WHAT IS EXPECTED
Find the lines with "matplotlib" in them and copy them out.
┄┄┄┄┄┄┄┄┄┄┄┄┄┄┄┄┄┄┄┄
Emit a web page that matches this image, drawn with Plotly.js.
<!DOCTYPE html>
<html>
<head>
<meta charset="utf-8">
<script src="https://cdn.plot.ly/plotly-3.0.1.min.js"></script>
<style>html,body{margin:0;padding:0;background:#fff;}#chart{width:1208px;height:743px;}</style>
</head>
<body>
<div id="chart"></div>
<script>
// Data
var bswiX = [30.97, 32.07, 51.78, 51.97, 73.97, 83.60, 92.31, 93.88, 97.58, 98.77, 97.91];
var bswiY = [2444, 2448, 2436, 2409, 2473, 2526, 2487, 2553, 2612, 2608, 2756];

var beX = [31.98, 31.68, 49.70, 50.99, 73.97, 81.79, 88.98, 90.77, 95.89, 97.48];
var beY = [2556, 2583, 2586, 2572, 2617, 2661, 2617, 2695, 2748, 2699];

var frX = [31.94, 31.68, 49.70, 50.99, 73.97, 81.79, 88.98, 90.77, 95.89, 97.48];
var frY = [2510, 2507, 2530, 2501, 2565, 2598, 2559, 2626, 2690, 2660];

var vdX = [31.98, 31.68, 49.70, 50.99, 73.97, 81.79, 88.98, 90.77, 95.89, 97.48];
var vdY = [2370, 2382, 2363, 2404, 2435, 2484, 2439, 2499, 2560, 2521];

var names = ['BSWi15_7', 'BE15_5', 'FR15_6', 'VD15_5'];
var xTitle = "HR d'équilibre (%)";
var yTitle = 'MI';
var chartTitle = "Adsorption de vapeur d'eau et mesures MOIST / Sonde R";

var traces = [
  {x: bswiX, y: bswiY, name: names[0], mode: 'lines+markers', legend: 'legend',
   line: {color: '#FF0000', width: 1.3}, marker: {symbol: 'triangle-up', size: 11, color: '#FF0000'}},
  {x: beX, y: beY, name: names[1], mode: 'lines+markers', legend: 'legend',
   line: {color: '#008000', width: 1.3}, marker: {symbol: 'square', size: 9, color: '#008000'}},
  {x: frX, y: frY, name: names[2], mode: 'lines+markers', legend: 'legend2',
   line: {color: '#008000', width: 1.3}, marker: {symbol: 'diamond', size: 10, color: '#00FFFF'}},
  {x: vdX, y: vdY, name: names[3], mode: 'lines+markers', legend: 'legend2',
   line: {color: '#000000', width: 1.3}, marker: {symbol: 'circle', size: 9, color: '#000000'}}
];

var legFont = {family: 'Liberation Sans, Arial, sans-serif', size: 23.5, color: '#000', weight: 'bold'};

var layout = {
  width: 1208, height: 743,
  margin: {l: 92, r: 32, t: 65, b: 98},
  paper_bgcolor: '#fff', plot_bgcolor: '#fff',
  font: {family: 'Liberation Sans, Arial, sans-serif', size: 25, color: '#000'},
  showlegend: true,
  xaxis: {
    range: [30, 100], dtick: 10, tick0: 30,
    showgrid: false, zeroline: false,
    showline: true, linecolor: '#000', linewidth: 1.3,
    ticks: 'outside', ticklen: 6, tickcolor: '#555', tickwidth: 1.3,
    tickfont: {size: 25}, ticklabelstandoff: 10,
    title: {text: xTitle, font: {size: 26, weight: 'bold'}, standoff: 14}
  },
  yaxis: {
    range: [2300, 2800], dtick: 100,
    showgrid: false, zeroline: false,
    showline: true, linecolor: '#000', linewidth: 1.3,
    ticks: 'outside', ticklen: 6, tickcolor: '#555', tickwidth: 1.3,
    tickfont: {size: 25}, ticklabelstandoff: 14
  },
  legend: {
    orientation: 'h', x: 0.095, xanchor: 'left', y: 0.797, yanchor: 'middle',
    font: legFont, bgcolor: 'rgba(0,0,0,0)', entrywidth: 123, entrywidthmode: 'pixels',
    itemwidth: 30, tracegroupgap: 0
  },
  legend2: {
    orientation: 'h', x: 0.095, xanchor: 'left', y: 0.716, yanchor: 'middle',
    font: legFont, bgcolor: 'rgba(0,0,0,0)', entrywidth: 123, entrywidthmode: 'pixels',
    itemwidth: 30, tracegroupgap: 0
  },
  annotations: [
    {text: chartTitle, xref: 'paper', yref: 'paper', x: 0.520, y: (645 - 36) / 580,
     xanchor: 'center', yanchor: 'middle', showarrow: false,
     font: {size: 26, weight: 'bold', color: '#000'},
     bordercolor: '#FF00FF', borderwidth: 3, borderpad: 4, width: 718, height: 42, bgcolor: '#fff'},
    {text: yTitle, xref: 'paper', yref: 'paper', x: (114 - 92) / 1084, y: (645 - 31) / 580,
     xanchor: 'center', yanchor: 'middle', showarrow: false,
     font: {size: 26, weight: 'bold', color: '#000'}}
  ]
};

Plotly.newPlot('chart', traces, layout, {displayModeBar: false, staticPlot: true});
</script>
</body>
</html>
┄┄┄┄┄┄┄┄┄┄┄┄┄┄┄┄┄┄┄┄
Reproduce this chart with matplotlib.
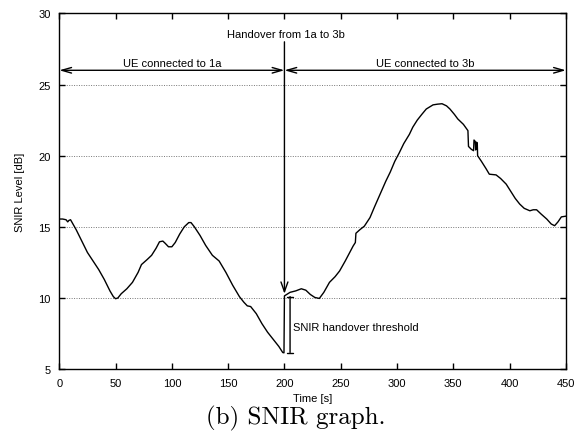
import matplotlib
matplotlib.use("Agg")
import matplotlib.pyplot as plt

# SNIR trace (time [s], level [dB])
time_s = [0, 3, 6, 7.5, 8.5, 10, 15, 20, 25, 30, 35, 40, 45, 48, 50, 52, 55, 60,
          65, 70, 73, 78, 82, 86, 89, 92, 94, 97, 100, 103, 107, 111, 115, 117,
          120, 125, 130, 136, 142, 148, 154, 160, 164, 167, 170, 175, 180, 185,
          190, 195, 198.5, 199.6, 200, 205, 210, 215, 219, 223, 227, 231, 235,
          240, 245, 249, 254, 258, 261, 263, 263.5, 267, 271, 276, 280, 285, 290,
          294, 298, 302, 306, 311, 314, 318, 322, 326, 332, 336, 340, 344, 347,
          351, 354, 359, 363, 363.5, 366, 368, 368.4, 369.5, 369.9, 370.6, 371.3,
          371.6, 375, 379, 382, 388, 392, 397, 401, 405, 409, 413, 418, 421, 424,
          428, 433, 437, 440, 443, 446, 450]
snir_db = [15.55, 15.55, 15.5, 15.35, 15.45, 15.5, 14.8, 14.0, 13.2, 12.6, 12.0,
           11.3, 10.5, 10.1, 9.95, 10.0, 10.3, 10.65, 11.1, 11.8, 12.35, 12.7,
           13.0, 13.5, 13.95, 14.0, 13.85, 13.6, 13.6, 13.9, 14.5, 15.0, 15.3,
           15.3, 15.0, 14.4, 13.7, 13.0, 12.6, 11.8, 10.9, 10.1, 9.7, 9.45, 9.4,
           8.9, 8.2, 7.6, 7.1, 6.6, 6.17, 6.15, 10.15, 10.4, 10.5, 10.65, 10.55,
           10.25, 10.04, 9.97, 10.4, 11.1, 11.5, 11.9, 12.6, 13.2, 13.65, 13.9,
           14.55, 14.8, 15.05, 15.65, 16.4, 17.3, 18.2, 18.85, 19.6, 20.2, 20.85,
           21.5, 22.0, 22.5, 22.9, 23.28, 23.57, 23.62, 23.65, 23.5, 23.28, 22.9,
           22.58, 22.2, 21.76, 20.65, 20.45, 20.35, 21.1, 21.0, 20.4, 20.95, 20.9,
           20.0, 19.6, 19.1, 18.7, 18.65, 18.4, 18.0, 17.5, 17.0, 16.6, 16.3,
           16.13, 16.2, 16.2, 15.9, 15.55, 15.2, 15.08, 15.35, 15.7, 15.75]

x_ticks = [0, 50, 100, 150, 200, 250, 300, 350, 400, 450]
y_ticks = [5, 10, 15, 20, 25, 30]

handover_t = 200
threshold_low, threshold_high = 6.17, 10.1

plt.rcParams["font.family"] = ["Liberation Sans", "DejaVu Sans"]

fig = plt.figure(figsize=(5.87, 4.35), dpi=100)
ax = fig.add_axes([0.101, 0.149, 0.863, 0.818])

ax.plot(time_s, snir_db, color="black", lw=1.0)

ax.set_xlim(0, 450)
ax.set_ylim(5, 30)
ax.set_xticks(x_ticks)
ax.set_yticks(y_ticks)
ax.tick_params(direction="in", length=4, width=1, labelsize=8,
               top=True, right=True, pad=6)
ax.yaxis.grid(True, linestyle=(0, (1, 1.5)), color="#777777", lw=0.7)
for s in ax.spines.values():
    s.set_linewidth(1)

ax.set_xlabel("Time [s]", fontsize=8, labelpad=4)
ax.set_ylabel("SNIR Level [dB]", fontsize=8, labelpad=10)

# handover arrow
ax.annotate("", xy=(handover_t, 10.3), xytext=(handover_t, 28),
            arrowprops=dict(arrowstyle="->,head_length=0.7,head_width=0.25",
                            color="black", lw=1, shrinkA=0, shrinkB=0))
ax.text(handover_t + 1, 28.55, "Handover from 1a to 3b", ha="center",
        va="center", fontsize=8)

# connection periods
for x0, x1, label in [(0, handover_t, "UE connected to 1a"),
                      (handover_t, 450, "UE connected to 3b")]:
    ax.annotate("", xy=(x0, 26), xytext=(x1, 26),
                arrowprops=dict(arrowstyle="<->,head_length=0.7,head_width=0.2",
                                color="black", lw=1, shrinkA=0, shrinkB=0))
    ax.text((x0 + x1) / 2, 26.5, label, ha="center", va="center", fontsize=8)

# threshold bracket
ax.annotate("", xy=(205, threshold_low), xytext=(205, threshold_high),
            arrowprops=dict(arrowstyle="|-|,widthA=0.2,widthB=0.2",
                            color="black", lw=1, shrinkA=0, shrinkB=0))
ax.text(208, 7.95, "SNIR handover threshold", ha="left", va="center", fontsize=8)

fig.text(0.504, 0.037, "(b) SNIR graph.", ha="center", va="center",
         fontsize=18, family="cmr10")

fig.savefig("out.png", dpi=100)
┄┄┄┄┄┄┄┄┄┄┄┄┄┄┄┄┄┄┄┄
WORKED SOLUTION
Reproduce this chart with matplotlib.
import matplotlib
matplotlib.use("Agg")
import matplotlib.pyplot as plt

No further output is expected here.